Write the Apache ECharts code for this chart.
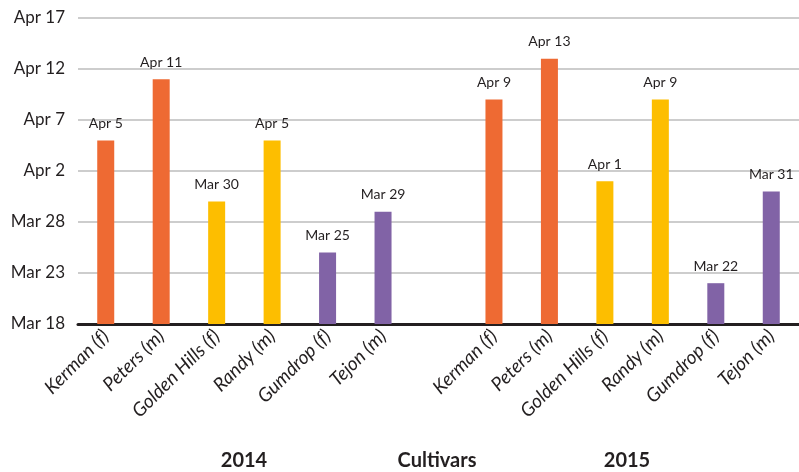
<!DOCTYPE html>
<html>
<head>
<meta charset="utf-8">
<script src="https://cdn.jsdelivr.net/npm/echarts@6/dist/echarts.min.js"></script>
<style>
  html, body { margin: 0; padding: 0; background: #fff; }
  #chart { width: 799px; height: 472px; }
</style>
</head>
<body>
<div id="chart"></div>
<script>
// Bloom dates of pistachio cultivars, stored as days after Mar 18.
const cultivars = ['Kerman (f)', 'Peters (m)', 'Golden Hills (f)', 'Randy (m)', 'Gumdrop (f)', 'Tejon (m)'];
const days2014 = [18, 24, 12, 18, 7, 11];   // Apr 5, Apr 11, Mar 30, Apr 5, Mar 25, Mar 29
const days2015 = [22, 26, 14, 22, 4, 13];   // Apr 9, Apr 13, Apr 1, Apr 9, Mar 22, Mar 31
const cultivarColors = ['#EE6A33', '#EE6A33', '#FDBE00', '#FDBE00', '#8163A6', '#8163A6'];
const yTicks = [0, 5, 10, 15, 20, 25, 30];  // Mar 18 ... Apr 17
const groupLabels = ['2014', 'Cultivars', '2015'];

const startDate = new Date(2014, 2, 18);
const monthNames = ['Jan','Feb','Mar','Apr','May','Jun','Jul','Aug','Sep','Oct','Nov','Dec'];
function dayLabel(d) {
  const dt = new Date(startDate.getTime());
  dt.setDate(dt.getDate() + d);
  return monthNames[dt.getMonth()] + ' ' + dt.getDate();
}

// 2014 cultivars, an empty spacer slot, then 2015 cultivars
const categories = cultivars.concat(['']).concat(cultivars);
const barData = [];
days2014.forEach((v, i) => barData.push({ value: v, itemStyle: { color: cultivarColors[i] } }));
barData.push({ value: null });
days2015.forEach((v, i) => barData.push({ value: v, itemStyle: { color: cultivarColors[i] } }));

const FONT = 'Lato';
const groupX = [244, 437, 627];

const chart = echarts.init(document.getElementById('chart'), null, { renderer: 'canvas' });
chart.setOption({
  animation: false,
  textStyle: { fontFamily: FONT },
  grid: { left: 78, right: 0, top: 18, bottom: 148, containLabel: false },
  xAxis: {
    type: 'category',
    data: categories,
    axisLine: { show: true, lineStyle: { color: '#231F20', width: 3 } },
    axisTick: { show: false },
    axisLabel: {
      interval: 0,
      rotate: 45,
      margin: 9,
      fontSize: 19,
      fontStyle: 'italic',
      color: '#231F20',
      fontFamily: FONT
    }
  },
  yAxis: {
    type: 'value',
    min: yTicks[0],
    max: yTicks[yTicks.length - 1],
    interval: yTicks[1] - yTicks[0],
    axisLine: { show: false },
    axisTick: { show: false },
    splitLine: { lineStyle: { color: '#BDBDBD', width: 1.5 } },
    axisLabel: {
      margin: 13,
      fontSize: 17,
      color: '#231F20',
      fontFamily: FONT,
      formatter: v => dayLabel(v)
    }
  },
  series: [{
    type: 'bar',
    data: barData,
    barWidth: 17,
    label: {
      show: true,
      position: 'top',
      distance: 10,
      fontSize: 14,
      color: '#231F20',
      fontFamily: FONT,
      formatter: p => dayLabel(p.value)
    }
  }],
  graphic: groupLabels.map((t, i) => ({
    type: 'text',
    x: groupX[i],
    y: 461,
    style: {
      text: t,
      font: 'bold 20px ' + FONT,
      fill: '#231F20',
      textAlign: 'center',
      textVerticalAlign: 'middle'
    }
  }))
});
</script>
</body>
</html>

[STATED PROBLEM]: Copy the listing over exactly, skipping the pictures it holds.

[TASK SOLUTION]:
Write the Apache ECharts code for this chart.
<!DOCTYPE html>
<html>
<head>
<meta charset="utf-8">
<script src="https://cdn.jsdelivr.net/npm/echarts@6/dist/echarts.min.js"></script>
<style>
  html, body { margin: 0; padding: 0; background: #fff; }
  #chart { width: 799px; height: 472px; }
</style>
</head>
<body>
<div id="chart"></div>
<script>
// Bloom dates of pistachio cultivars, stored as days after Mar 18.
const cultivars = ['Kerman (f)', 'Peters (m)', 'Golden Hills (f)', 'Randy (m)', 'Gumdrop (f)', 'Tejon (m)'];
const days2014 = [18, 24, 12, 18, 7, 11];   // Apr 5, Apr 11, Mar 30, Apr 5, Mar 25, Mar 29
const days2015 = [22, 26, 14, 22, 4, 13];   // Apr 9, Apr 13, Apr 1, Apr 9, Mar 22, Mar 31
const cultivarColors = ['#EE6A33', '#EE6A33', '#FDBE00', '#FDBE00', '#8163A6', '#8163A6'];
const yTicks = [0, 5, 10, 15, 20, 25, 30];  // Mar 18 ... Apr 17
const groupLabels = ['2014', 'Cultivars', '2015'];

const startDate = new Date(2014, 2, 18);
const monthNames = ['Jan','Feb','Mar','Apr','May','Jun','Jul','Aug','Sep','Oct','Nov','Dec'];
function dayLabel(d) {
  const dt = new Date(startDate.getTime());
  dt.setDate(dt.getDate() + d);
  return monthNames[dt.getMonth()] + ' ' + dt.getDate();
}

// 2014 cultivars, an empty spacer slot, then 2015 cultivars
const categories = cultivars.concat(['']).concat(cultivars);
const barData = [];
days2014.forEach((v, i) => barData.push({ value: v, itemStyle: { color: cultivarColors[i] } }));
barData.push({ value: null });
days2015.forEach((v, i) => barData.push({ value: v, itemStyle: { color: cultivarColors[i] } }));

const FONT = 'Lato';
const groupX = [244, 437, 627];

const chart = echarts.init(document.getElementById('chart'), null, { renderer: 'canvas' });
chart.setOption({
  animation: false,
  textStyle: { fontFamily: FONT },
  grid: { left: 78, right: 0, top: 18, bottom: 148, containLabel: false },
  xAxis: {
    type: 'category',
    data: categories,
    axisLine: { show: true, lineStyle: { color: '#231F20', width: 3 } },
    axisTick: { show: false },
    axisLabel: {
      interval: 0,
      rotate: 45,
      margin: 9,
      fontSize: 19,
      fontStyle: 'italic',
      color: '#231F20',
      fontFamily: FONT
    }
  },
  yAxis: {
    type: 'value',
    min: yTicks[0],
    max: yTicks[yTicks.length - 1],
    interval: yTicks[1] - yTicks[0],
    axisLine: { show: false },
    axisTick: { show: false },
    splitLine: { lineStyle: { color: '#BDBDBD', width: 1.5 } },
    axisLabel: {
      margin: 13,
      fontSize: 17,
      color: '#231F20',
      fontFamily: FONT,
      formatter: v => dayLabel(v)
    }
  },
  series: [{
    type: 'bar',
    data: barData,
    barWidth: 17,
    label: {
      show: true,
      position: 'top',
      distance: 10,
      fontSize: 14,
      color: '#231F20',
      fontFamily: FONT,
      formatter: p => dayLabel(p.value)
    }
  }],
  graphic: groupLabels.map((t, i) => ({
    type: 'text',
    x: groupX[i],
    y: 461,
    style: {
      text: t,
      font: 'bold 20px ' + FONT,
      fill: '#231F20',
      textAlign: 'center',
      textVerticalAlign: 'middle'
    }
  }))
});
</script>
</body>
</html>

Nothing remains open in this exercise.